To accomplish this, you can simply add lots of leafy greens with a little bit of fresh sliced vegetables every day.
Hornworms are often labeled as pests because they tend to flock to crops to feed on foods like tomato, eggplant, pepper, tobacco, moonflowers, and potatoes. In the wild they can only consume foods they find in their natural environment and as such, they tend to linger around agricultural sectors or areas with foods like mulberry trees.
Baby hornworms eat the same basic food as adult hornworms but they do need softer foods. They are eager eaters since the moment they hatch. The best food to offer young hornworms is soft leaves and moist fresh vegetables or hornworm chow.
Hornworms can eat a lot in a day. At warm temperatures of 82 degrees F, they can almost double in size in a day if they have access to enough food.
As a rule of thumb, each hornworm will eat 1oz of hornworm chow during its pupae stage. To raise 16 hornworms you will need 1 pound of prepared food.
Hornworms need fresh food every day. If they do not have access to food for a single day, they will die. The best way to offer them food is by adding fresh leaves to their cage every single day. Young hornworms need to be fed more frequently since they require the extra moisture to stay hydrated.

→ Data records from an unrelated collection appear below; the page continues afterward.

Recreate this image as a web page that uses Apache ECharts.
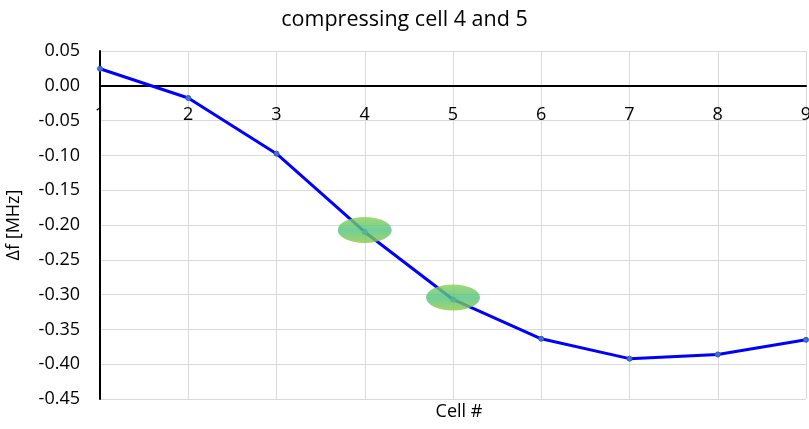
<!DOCTYPE html>
<html>
<head>
<meta charset="utf-8">
<script src="https://cdn.jsdelivr.net/npm/echarts@6/dist/echarts.min.js"></script>
<style>
  html, body { margin: 0; padding: 0; background: #ffffff; }
  #chart { width: 809px; height: 429px; }
</style>
</head>
<body>
<div id="chart"></div>
<script>
// Frequency shift per cell after compressing cells 4 and 5
const cells = [1, 2, 3, 4, 5, 6, 7, 8, 9];
const deltaF = [0.0245, -0.0175, -0.0975, -0.210, -0.307, -0.3635, -0.392, -0.386, -0.365];
const highlightedCells = [4, 5];
const yTicks = { min: -0.45, max: 0.05, step: 0.05 };

const fontFamily = '"Open Sans", "Noto Sans", sans-serif';
const chart = echarts.init(document.getElementById('chart'), null, { renderer: 'canvas' });

const lineData = cells.map((c, i) => [c, deltaF[i]]);
const highlightData = highlightedCells.map(c => ({ coord: [c, deltaF[cells.indexOf(c)]] }));

// Plot box; the category axis sits on the zero line
const gridBox = { left: 100, right: 3, top: 51, bottom: 30 };
const plotHeight = 429 - gridBox.top - gridBox.bottom;
const zeroOffset = -plotHeight * (0 - yTicks.min) / (yTicks.max - yTicks.min);

chart.setOption({
  animation: false,
  backgroundColor: '#ffffff',
  title: [
    {
      text: 'compressing cell 4 and 5',
      left: 'center',
      top: 4,
      textStyle: { fontFamily, fontSize: 21.5, fontWeight: 'normal', color: '#000000' }
    },
    {
      text: 'Cell #',
      left: 454,
      top: 398,
      textAlign: 'center',
      textStyle: { fontFamily, fontSize: 18, fontWeight: 'normal', color: '#000000' }
    }
  ],
  grid: Object.assign({ containLabel: false, outerBoundsMode: 'none' }, gridBox),
  xAxis: {
    type: 'value',
    min: cells[0],
    max: cells[cells.length - 1],
    interval: 1,
    offset: zeroOffset,
    axisLine: { onZero: false, lineStyle: { color: '#000000', width: 2 } },
    axisTick: { show: false },
    axisLabel: {
      margin: 20,
      fontFamily, fontSize: 18, color: '#000000',
      showMinLabel: true, showMaxLabel: true, hideOverlap: false
    },
    splitLine: { show: true, lineStyle: { color: '#d9d9d9', width: 1 } }
  },
  yAxis: {
    type: 'value',
    name: 'Δf [MHz]',
    nameLocation: 'middle',
    nameGap: 77,
    nameTextStyle: { fontFamily, fontSize: 18, color: '#000000' },
    min: yTicks.min,
    max: yTicks.max,
    interval: yTicks.step,
    axisLine: { show: true, onZero: false, lineStyle: { color: '#000000', width: 2 } },
    axisTick: { show: false },
    axisLabel: {
      margin: 20,
      fontFamily, fontSize: 18, color: '#000000',
      formatter: v => v.toFixed(2)
    },
    splitLine: { show: true, lineStyle: { color: '#d9d9d9', width: 1 } }
  },
  series: [
    {
      type: 'line',
      data: lineData,
      symbol: 'circle',
      symbolSize: 5,
      showSymbol: true,
      lineStyle: { color: '#0000ff', width: 3 },
      itemStyle: { color: '#4472c4', borderColor: '#2f55d4', borderWidth: 1 },
      z: 2,
      markPoint: {
        symbol: 'circle',
        symbolSize: [54, 26],
        symbolOffset: [0, -2],
        label: { show: false },
        itemStyle: {
          opacity: 0.82,
          color: {
            type: 'linear', x: 0, y: 0, x2: 0, y2: 1,
            colorStops: [
              { offset: 0, color: '#8fd04f' },
              { offset: 0.5, color: '#52c485' },
              { offset: 1, color: '#8fca44' }
            ]
          }
        },
        data: highlightData,
        z: 5
      }
    }
  ]
});
</script>
</body>
</html>
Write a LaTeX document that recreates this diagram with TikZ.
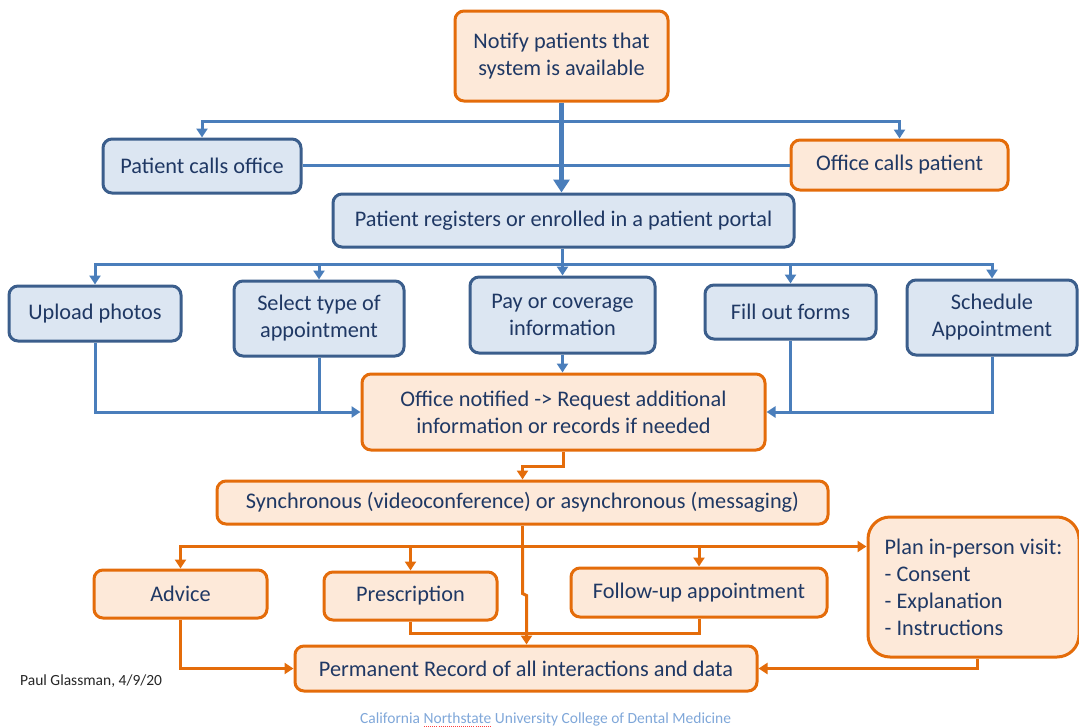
\documentclass[tikz,border=0pt]{standalone}
\usepackage{fontspec}
\setmainfont{Carlito}
\usetikzlibrary{arrows.meta,calc}
\definecolor{bfill}{HTML}{DCE6F2}
\definecolor{bdraw}{HTML}{3B5E8C}
\definecolor{bline}{HTML}{4A7EBB}
\definecolor{ofill}{HTML}{FDE9D9}
\definecolor{odraw}{HTML}{E46C0A}
\definecolor{txt}{HTML}{1F3864}
\definecolor{foot}{HTML}{7FA7D9}
\definecolor{authorc}{HTML}{262626}
\newcommand\spellul[1]{\setbox0\hbox{#1}\rlap{\color{red!75}\raisebox{-3.5pt}{\hbox to \wd0{\xleaders\hbox to 2pt{\hss\rule{1pt}{0.7pt}\hss}\hfill}}}\box0\relax}
\begin{document}
\begin{tikzpicture}[x=1pt,y=-1pt,
  box/.style={rounded corners=9pt, line width=3pt, inner sep=0pt, align=center,
    text=txt, font=\fontsize{22.3}{27}\selectfont},
  bluebox/.style={box, draw=bdraw, fill=bfill},
  orangebox/.style={box, draw=odraw, fill=ofill},
  bline/.style={draw=bline, line width=3pt},
  barrow/.style={bline, -{Triangle[length=9pt,width=11pt]}},
  trunk/.style={draw=bline, line width=5.5pt, -{Triangle[length=13pt,width=16pt]}},
  oline/.style={draw=odraw, line width=3pt},
  oarrow/.style={oline, -{Triangle[length=9pt,width=11pt]}},
]
\useasboundingbox (0,0) rectangle (1079,728);

% nodes
\node[orangebox, minimum width=213pt, minimum height=90pt] (notify) at (561.5,56) {Notify patients that\\system is available};
\node[bluebox, minimum width=198pt, minimum height=54pt] (pco) at (202,166) {Patient calls office};
\node[orangebox, minimum width=217pt, minimum height=50pt] (ocp) at (899.5,165) {Office calls patient};
\node[bluebox, minimum width=461pt, minimum height=53pt] (reg) at (563.5,220.5) {Patient registers or enrolled in a patient portal};
\node[bluebox, minimum width=172pt, minimum height=55pt] (upload) at (95,313.5) {Upload photos};
\node[bluebox, minimum width=170pt, minimum height=75pt] (select) at (319,318.5) {Select type of\\appointment};
\node[bluebox, minimum width=185pt, minimum height=76pt] (pay) at (562.5,315) {Pay or coverage\\information};
\node[bluebox, minimum width=171pt, minimum height=54pt] (fill) at (790.5,312) {Fill out forms};
\node[bluebox, minimum width=170pt, minimum height=75pt] (sched) at (992,317.5) {Schedule\\Appointment};
\node[orangebox, minimum width=403pt, minimum height=76pt] (notified) at (563.5,412) {Office notified -> Request additional\\information or records if needed};
\node[orangebox, minimum width=611pt, minimum height=43pt] (sync) at (522.5,502.5) {Synchronous (videoconference) or asynchronous (messaging)};
\node[orangebox, minimum width=173pt, minimum height=48pt] (advice) at (180.5,594) {Advice};
\node[orangebox, minimum width=173pt, minimum height=48pt] (presc) at (410.5,596) {Prescription};
\node[orangebox, minimum width=256pt, minimum height=49pt] (follow) at (699,592.5) {Follow-up appointment};
\node[orangebox, rounded corners=22pt, align=left, minimum width=211pt, minimum height=140pt] (plan) at (973.5,587) {Plan in-person visit:\\- Consent\\- Explanation\\- Instructions};
\node[orangebox, minimum width=462pt, minimum height=45pt] (perm) at (526,668.5) {Permanent Record of all interactions and data};

\node[anchor=base west, inner sep=0pt, text=authorc, font=\fontsize{15.5}{18}\selectfont] (author) at (20,685) {Paul Glassman, 4/9/20};
\node[anchor=base west, inner sep=0pt, text=foot, font=\fontsize{15.5}{18}\selectfont] (college) at (360,723) {California \spellul{Northstate} University College of Dental Medicine};

% blue connectors
\coordinate (b1) at (561.5,121);
\draw[barrow] (b1) -| (pco.north);
\draw[barrow] (b1) -| (ocp.north);
\draw[bline] (pco.east |- ocp.west) -- (ocp.west);
\draw[trunk] (notify.south) -- (notify.south |- reg.north);

\path (pay.north) ++(0,-11) coordinate (b2);
\draw[barrow] (reg.south -| pay.north) -- (pay.north);
\draw[barrow] (b2) -| (upload.north);
\draw[barrow] (b2) -| (select.north);
\draw[barrow] (b2) -| (fill.north);
\draw[barrow] (b2) -| (sched.north);
\draw[barrow] (pay.south) -- (notified.north -| pay.south);
\draw[barrow] (upload.south) |- (notified.west);
\draw[bline] (select.south) -- (select.south |- notified.west);
\draw[barrow] (fill.south) |- (notified.east);
\draw[bline] (sched.south) |- (fill.south |- notified.east);

% orange connectors
\draw[oarrow] (notified.south) -- ++(0,15) -| (sync.north);
\path (sync.south) ++(0,21) coordinate (b3);
\draw[oline] (sync.south) -- (b3);
\draw[oarrow] (b3) -| (advice.north);
\draw[oarrow] (b3) -| (presc.north);
\draw[oarrow] (b3) -| (follow.north);
\draw[oarrow] (b3) -- (b3 -| plan.west);
\draw[oarrow] (b3) -- ++(0,47) -- ++(4,2) coordinate (j) -- (j |- perm.north);
\path (presc.south) ++(0,12) coordinate (pj);
\draw[oline] (presc.south) |- (follow.south |- pj) -- (follow.south);
\draw[oarrow] (advice.south) |- (perm.west);
\draw[oarrow] ([xshift=4pt]plan.south) |- (perm.east);
\end{tikzpicture}
\end{document}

These worms are part of the edible insects. They can be eaten by boiling, frying or drying the insects. It is however important not to eat just any hornworm. They can become toxic if they consume tomato or tobacco leaves. Those that eat hornworms say that these insects taste a lot like the type of plant or food they eat. Some say these worms taste a lot like green tomatoes, shrimp, and crab.